The program infnoise.c directly measures the entropy of INM output, and compares this to the estimated value. Simulations show that they correlate well.

There are two significant variations on the INM architecture so far. The first one, done with CMOS transistors, which is suitable for an IC implementation, does a multiply by 2 by stacking capacitors, and if the result is greather than Vref, it subtracts a value (using a capacitor again) to reduce the value to below Vref. This is a literal implementation of multiplication mod Vref.

The board level versions were simplified using a couple of tricks. First, multiplication by 2 modulo Vsup is accomplished by multiplying relative to either GND or Vsup. When multiplying relative to GND, a 0.2V signal becomes 0.4V. When multiplying relative to a 3V Vsup, a 2.8V signal becomes 2.6V. The math comes out the same as if I'd multiplied relative to GND, and simply subtracted Vsup if the result was > Vsup:

Vsup - 2*(Vsup - A) = Vsup = 2*Vsup + 2*A = 2*A - Vsup

So, we multiply by 2 either way, and only subtract out Vsup if needed. This is identical to multiplication modulo Vsup.

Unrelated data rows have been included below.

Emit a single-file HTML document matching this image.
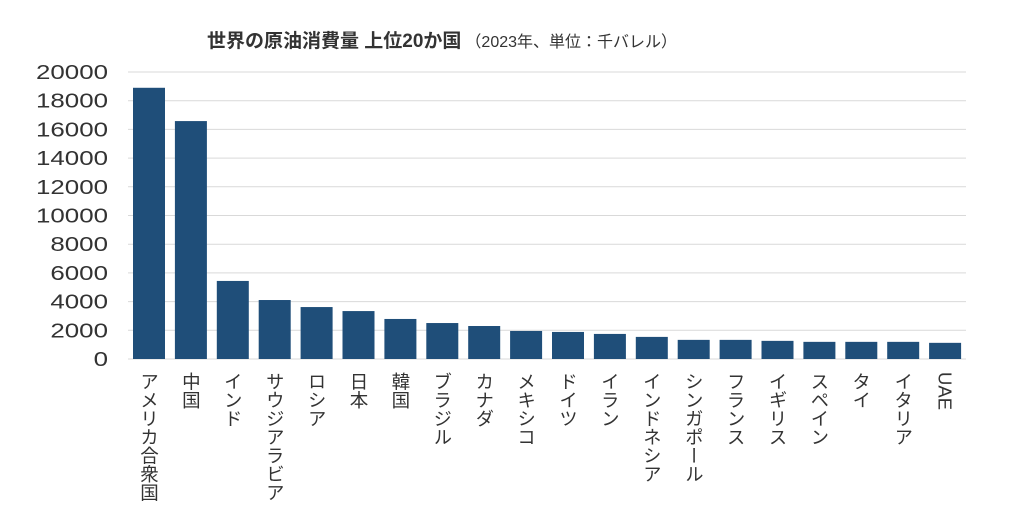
<!DOCTYPE html>
<html><head><meta charset="utf-8"><style>
body{margin:0;background:#fff;width:1024px;height:520px;overflow:hidden;font-family:"Liberation Sans","Noto Sans CJK JP",sans-serif}
</style></head><body>
<svg id="chart" width="1024" height="520" xmlns="http://www.w3.org/2000/svg">
<text x="207" y="47" font-family="'Liberation Sans','Noto Sans CJK JP',sans-serif" font-size="19" font-weight="bold" fill="#333">世界の原油消費量 上位20か国<tspan font-size="16" font-weight="normal" dx="4">（2023年、単位：千バレル）</tspan></text>
<g id="grid"></g><g id="bars"></g><g id="labels"></g>
</svg>
<script>
const categories=["アメリカ合衆国","中国","インド","サウジアラビア","ロシア","日本","韓国","ブラジル","カナダ","メキシコ","ドイツ","イラン","インドネシア","シンガポール","フランス","イギリス","スペイン","タイ","イタリア","UAE"];
const values=[18900,16580,5440,4110,3620,3340,2790,2506,2299,1954,1885,1747,1540,1333,1333,1264,1195,1195,1195,1126];
const ticks=[0,2000,4000,6000,8000,10000,12000,14000,16000,18000,20000];
const NS="http://www.w3.org/2000/svg";
const x0=128,x1=966,y0=359,yTop=72,maxV=20000;
const y=v=>y0-(y0-yTop)*v/maxV;
const step=(x1-x0)/categories.length;
const grid=document.getElementById('grid'),bars=document.getElementById('bars'),labels=document.getElementById('labels');
ticks.forEach(t=>{
 const l=document.createElementNS(NS,'line');
 
 
 l.setAttribute('x1',x0);l.setAttribute('x2',x1);l.setAttribute('y1',y(t));l.setAttribute('y2',y(t));
 l.setAttribute('stroke','#d9d9d9');l.setAttribute('stroke-width','1');grid.appendChild(l);
 const tx=document.createElementNS(NS,'text');
 
 
 const s=String(t);
 tx.setAttribute('x',108);tx.setAttribute('y',y(t)+7);tx.setAttribute('text-anchor','end');
 tx.setAttribute('textLength',s.length*14.4);tx.setAttribute('lengthAdjust','spacingAndGlyphs');
 tx.setAttribute('font-size','20');tx.setAttribute('fill','#333');tx.textContent=s;grid.appendChild(tx);
});
categories.forEach((c,i)=>{
 const bx=x0+5+i*step;
 const r=document.createElementNS(NS,'rect');
 
 
 r.setAttribute('x',bx);r.setAttribute('width',32);r.setAttribute('y',y(values[i]));r.setAttribute('height',y0-y(values[i]));
 r.setAttribute('fill','#1f4e79');bars.appendChild(r);
 const tx=document.createElementNS(NS,'text');
 
 
 tx.setAttribute('x',bx+16);tx.setAttribute('y',372);
 tx.setAttribute('font-size','18.5');tx.setAttribute('fill','#333');
 tx.setAttribute('style','writing-mode:vertical-rl;glyph-orientation-vertical:0');
 tx.textContent=c;labels.appendChild(tx);
});
</script>
</body></html>
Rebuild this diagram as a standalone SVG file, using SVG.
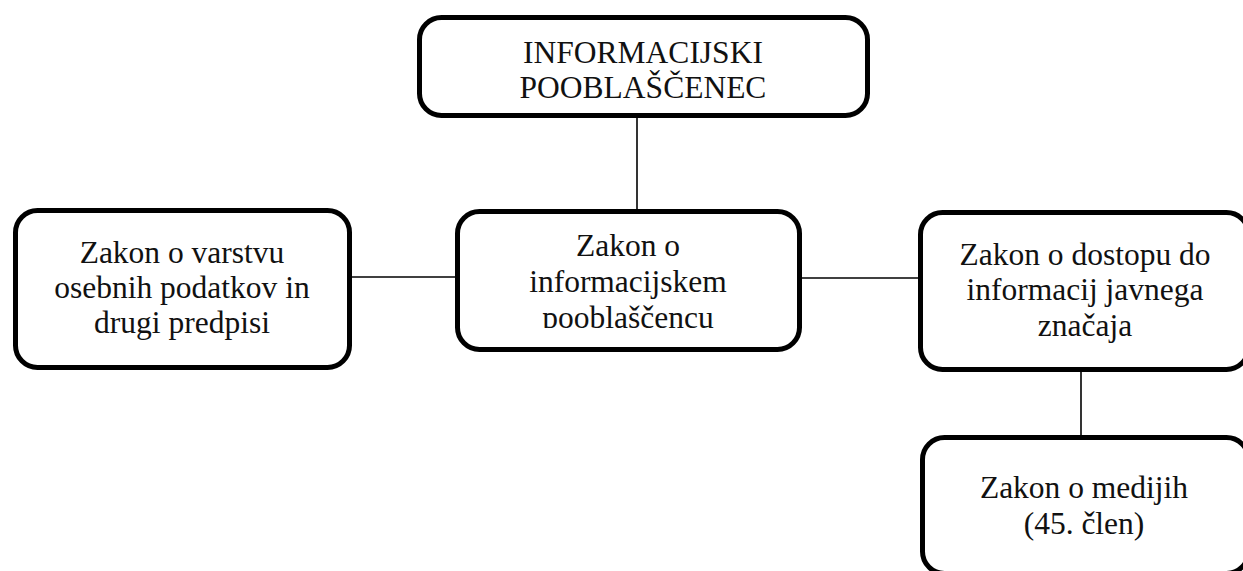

A second trick used to create the "small" version was to notice that the output of the comparator could be used to combine both multiplier op-amps into 1. This abuse of the comparator output needs to be carefully checked. In particular, the output is generally treated as a digital signal, but in this case, it is used as an analog singal. Care should be taken not to load the OUT signal significantly, and also to be sure the comparator can drive the resistive load with no more droop than the buffer driving signal B. However, don't be concerned about noise. Cross-talk is OK. It can only add to the entropy.

Free As in Freedom

I, Bill Cox, came up with the original CMOS based Infinite Noise Multiplier architecture in 2013, and the board level versions in 2014. I hereby renounce any claim to copyright and patent rigts related to this architecture. I'm giving it away emphatically freely. Furthermore, I am aware of no infringing patents and believe there are none. It should be entirely safe for use in any application.